No País da apuração das Forças Armadas e da violência política, quem resolve inflação e desemprego?

A sugestão de uma contagem de votos paralela e a hostilidade direcionada a Ciro Gomes, nesta semana, ocupam espaço num cenário pré-eleitoral em que faltam propostas

Numa mesma semana, dois episódios com ares nada novos escancaram, mais uma vez, um sinal de alerta para as eleições gerais que estão por vir: a sugestão de uma apuração paralela do pleito pelas Forças Armadas, verbalizada pelo próprio presidente Jair Bolsonaro (PL), e a hostilidade direcionada a outro pré-candidato ao Palácio do Planalto, Ciro Gomes (PDT), por apoiadores do chefe do Governo Federal. 

Não há como dissociar as duas situações. Embora aconteçam sob circunstâncias materialmente diferentes, estão imersas em um mesmo contexto. Há, aliás, certa dimensão de causa e efeito entre elas. Não no que diz respeito aos casos específicos, repito, mas ambas podem ser vistas como parte de uma ampla estratégia que parte da capital federal e, perigosamente, ecoa nas ruas País afora. 

Bolsonaro voltou a ganhar manchetes nos últimos dias quando, durante evento no Palácio do Planalto com parlamentares governistas, disse que as Forças Armadas sugeriram ao Tribunal Superior Eleitoral (TSE) que uma contagem paralela dos votos seja feita por militares.
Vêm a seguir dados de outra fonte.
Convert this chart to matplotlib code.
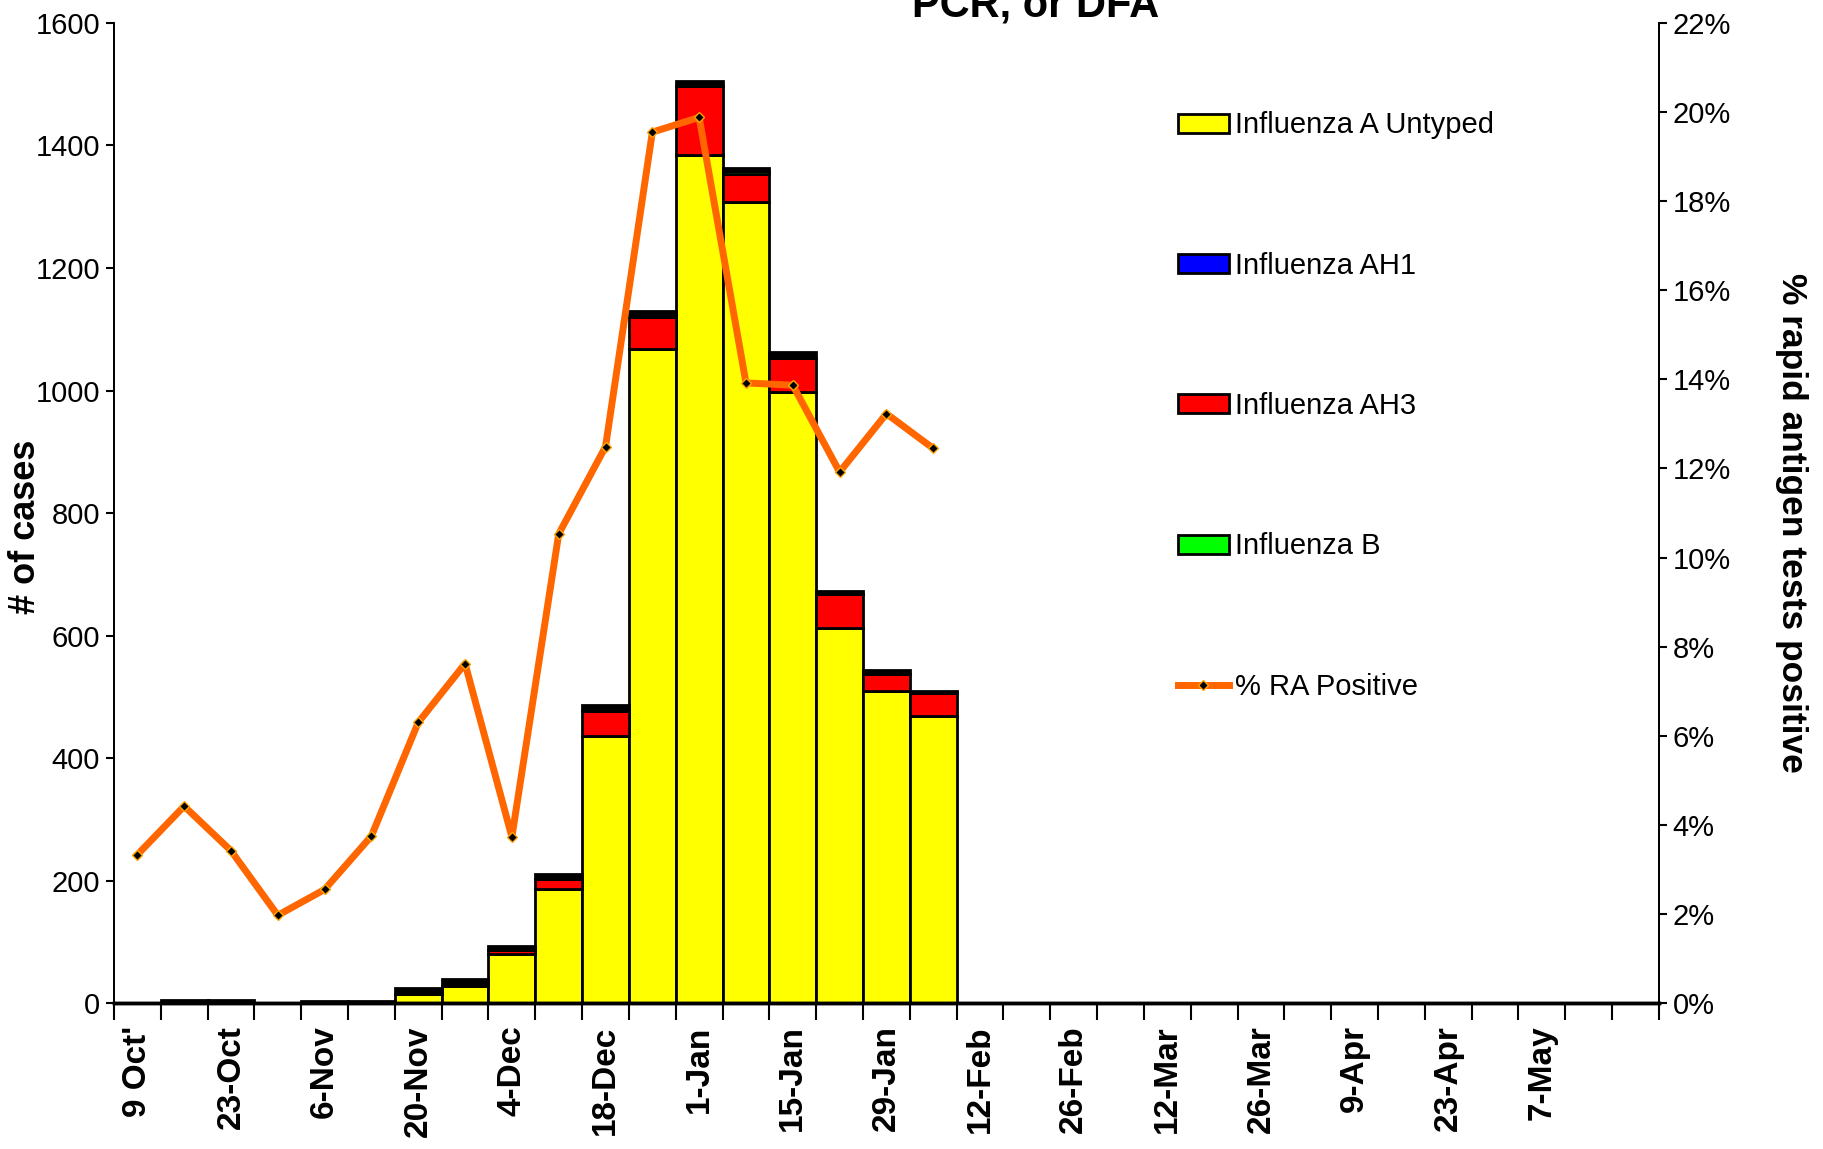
import numpy as np
import matplotlib
matplotlib.use('Agg')
import matplotlib.pyplot as plt
from matplotlib.ticker import FuncFormatter, FixedLocator

# weekly bins, 9 Oct through late May (last two bins carry no label)
weeks = ["9 Oct'", "16-Oct", "23-Oct", "30-Oct", "6-Nov", "13-Nov", "20-Nov", "27-Nov",
         "4-Dec", "11-Dec", "18-Dec", "25-Dec", "1-Jan", "8-Jan", "15-Jan", "22-Jan",
         "29-Jan", "5-Feb", "12-Feb", "19-Feb", "26-Feb", "5-Mar", "12-Mar", "19-Mar",
         "26-Mar", "2-Apr", "9-Apr", "16-Apr", "23-Apr", "30-Apr", "7-May", "", ""]

# cases per week (stacked), only first 18 weeks have data
flu_a_untyped = [0, 0, 0, 0, 0, 0, 15, 28, 80, 187, 436, 1068, 1385, 1307, 997, 612, 510, 468]
flu_ah1 = [0, 0, 0, 0, 0, 0, 0, 0, 0, 0, 0, 0, 0, 0, 0, 0, 0, 0]
flu_ah3 = [0, 0, 0, 0, 0, 0, 0, 0, 6, 15, 40, 52, 112, 47, 56, 55, 28, 38]
flu_b = [0, 0, 0, 0, 0, 0, 0, 0, 0, 0, 0, 0, 0, 5, 0, 0, 0, 0]
other = [0, 5, 5, 0, 4, 4, 10, 12, 7, 8, 10, 10, 8, 5, 10, 5, 5, 3]

# % rapid antigen tests positive
ra_positive = [3.33, 4.42, 3.42, 1.97, 2.55, 3.75, 6.30, 7.62, 3.73, 10.53, 12.49,
               19.55, 19.88, 13.92, 13.87, 11.92, 13.23, 12.45]

plt.rcParams['font.family'] = ['Liberation Sans', 'DejaVu Sans']

fig = plt.figure(figsize=(18.23, 11.49), dpi=100)
ax = fig.add_axes([0.0625, 0.127, 0.8475, 0.853])
ax2 = ax.twinx()

n = len(flu_a_untyped)
x = np.arange(n)
bottom = np.zeros(n)
series = [(flu_a_untyped, '#FFFF00', 'Influenza A Untyped'),
          (flu_ah1, '#0000FF', 'Influenza AH1'),
          (flu_ah3, '#FF0000', 'Influenza AH3'),
          (flu_b, '#00FF00', 'Influenza B'),
          (other, '#000000', '_nolegend_')]
for vals, col, lab in series:
    vals = np.array(vals, dtype=float)
    ax.bar(x, vals, width=1.0, bottom=bottom, color=col, edgecolor='black',
           linewidth=2, label=lab, zorder=2)
    bottom += vals

ax2.plot(x, np.array(ra_positive) / 100, color='#FF6600', linewidth=5, marker='D',
         markersize=5, markerfacecolor='black', markeredgecolor='#FFA500',
         markeredgewidth=1, label='% RA Positive', zorder=3)

ax.set_xlim(-0.5, len(weeks) - 0.5)
ax.set_ylim(0, 1600)
ax2.set_ylim(0, 0.22)

ax.set_yticks(np.arange(0, 1601, 200))
ax2.set_yticks(np.arange(0, 0.2201, 0.02))
ax2.yaxis.set_major_formatter(FuncFormatter(lambda v, p: f"{v*100:.0f}%"))

# ticks at bin edges, labels on every other bin
ax.xaxis.set_major_locator(FixedLocator(np.arange(-0.5, len(weeks), 1.0)))
ax.xaxis.set_major_formatter(FuncFormatter(lambda v, p: ''))
ax.xaxis.set_minor_locator(FixedLocator(np.arange(0, len(weeks), 2)))
ax.set_xticklabels([weeks[i] for i in range(0, len(weeks), 2)], minor=True,
                   rotation=90, fontsize=24, fontweight='bold')
ax.tick_params(axis='x', which='major', direction='out', length=12, width=1.5)
ax.tick_params(axis='x', which='minor', length=0, pad=16)
ax.tick_params(axis='y', direction='out', length=6, width=1.5, labelsize=21, pad=4)
ax2.tick_params(axis='y', direction='out', length=6, width=1.5, labelsize=21, pad=4)

for a in (ax, ax2):
    a.spines['top'].set_visible(False)
    a.spines['left'].set_linewidth(1.3)
    a.spines['right'].set_linewidth(1.3)
    a.spines['bottom'].set_linewidth(2.5)

ax.set_ylabel('# of cases', fontsize=26, fontweight='bold')
ax.yaxis.set_label_coords(-0.046, 0.486)
ax2.set_ylabel('% rapid antigen tests positive', fontsize=25.5, fontweight='bold',
               rotation=270, va='bottom')
ax2.yaxis.set_label_coords(1.075, 0.49)

ax.set_zorder(ax2.get_zorder() - 1)
ax2.patch.set_visible(False)

fig.text(0.568, 0.986, 'PCR, or DFA', fontsize=30, fontweight='bold',
         ha='center', va='baseline')

h1, l1 = ax.get_legend_handles_labels()
h2, l2 = ax2.get_legend_handles_labels()
fig.legend(h1 + h2, l1 + l2, loc='upper left', bbox_to_anchor=(0.646, 0.903),
           frameon=False, fontsize=21, handlelength=1.75, handleheight=0.62,
           handletextpad=0.2, labelspacing=3.85, borderpad=0, borderaxespad=0)

fig.savefig('out.png', dpi=100)
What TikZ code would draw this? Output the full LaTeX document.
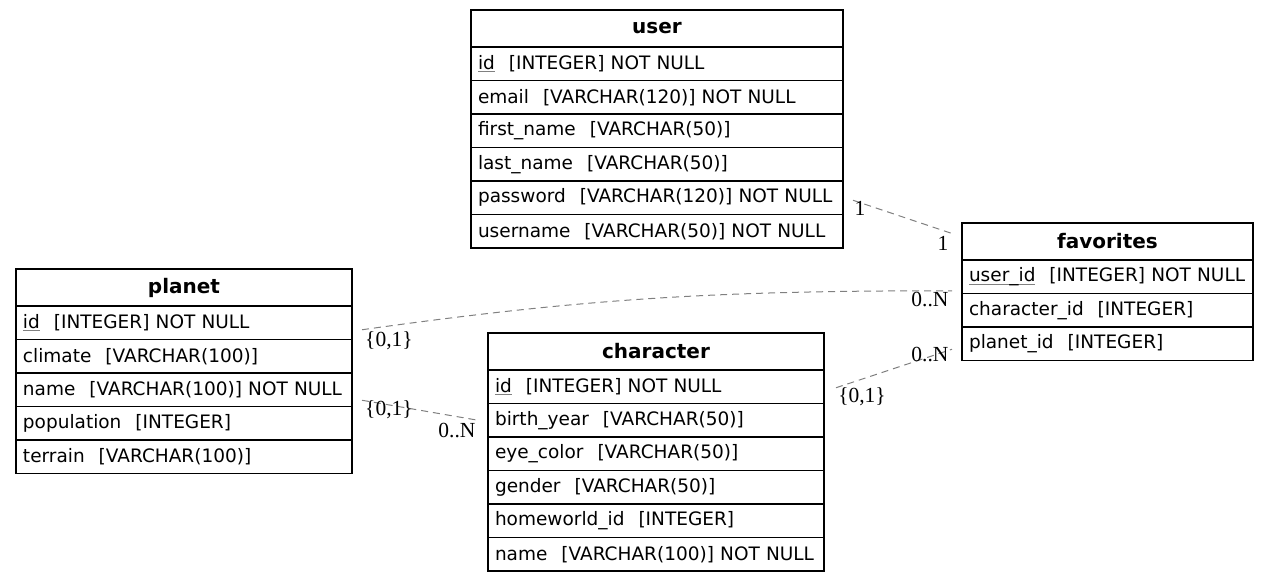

A proposta feita à Justiça Eleitoral, segundo o presidente, era que uma apuração própria pudesse ser feita por meio de um computador pertencente às Forças Armadas.  

No mesmo evento, Bolsonaro admitiu a desistência de uma outra bandeira que levantava até pouco tempo atrás – “não precisamos de voto impresso para garantir a lisura das eleições”, afirmou –, mas qualificou a sugestão do momento como uma “maneira para a gente confiar nas eleições”. 

As ofensivas contra a confiabilidade do sistema de votação brasileiro, reconhecida mundialmente inclusive por observadores internacionais, já fizeram o TSE se levantar contra sucessivas informações falsas espalhadas pelo presidente ao longo do mandato.  

Reações

Desta vez, enquanto o ministro Luís Roberto Barroso, presidente da Corte Eleitoral, preferiu o silêncio, os presidentes da Câmara dos Deputados, Arthur Lira (PP-AL), e do Senado, Rodrigo Pacheco (PSD-MG), saíram em defesa da segurança das urnas. Se sistemáticas são as tentativas de alimentar uma instabilidade ao processo eleitoral como conhecemos, também devem sê-lo as reações institucionais.

A esta altura, o País não ganha em nada com novos contornos de uma crise entre poderes. E não é de se esperar que a nova investida presidencial vingue nesta direção. Ao insistir na estratégia de descredibilizar instituições democráticas, Bolsonaro aposta muito mais na manutenção da proximidade do Governo com as Forças Armadas e na manutenção do capital político que tem junto a parte do eleitorado fiel a ele em ano eleitoral.

Soluções?

Mesmo assim, a ação do chefe do Executivo Federal, justamente pelo cargo que ocupa, tem também outros efeitos. A desconfiança, como parte de uma estratégia mais ampla, como já dito, alimenta radicalismos, que, como vimos nesta semana, podem culminar em episódios como o que envolveu os xingamentos sofridos por Ciro Gomes no interior de São Paulo.

Diante disso, há de se cobrar, sim, posicionamento – e ação – das instituições, mas também deveria ser compartilhado por todos o entendimento de que descredibilizar a apuração eleitoral e silenciar sobre violência política estão longe de resolver a inflação, o desemprego e tantos outros problemas que assolam o País. Com o debate pré-eleitoral em curso, têm sobrado tensionamentos, mas faltado propostas.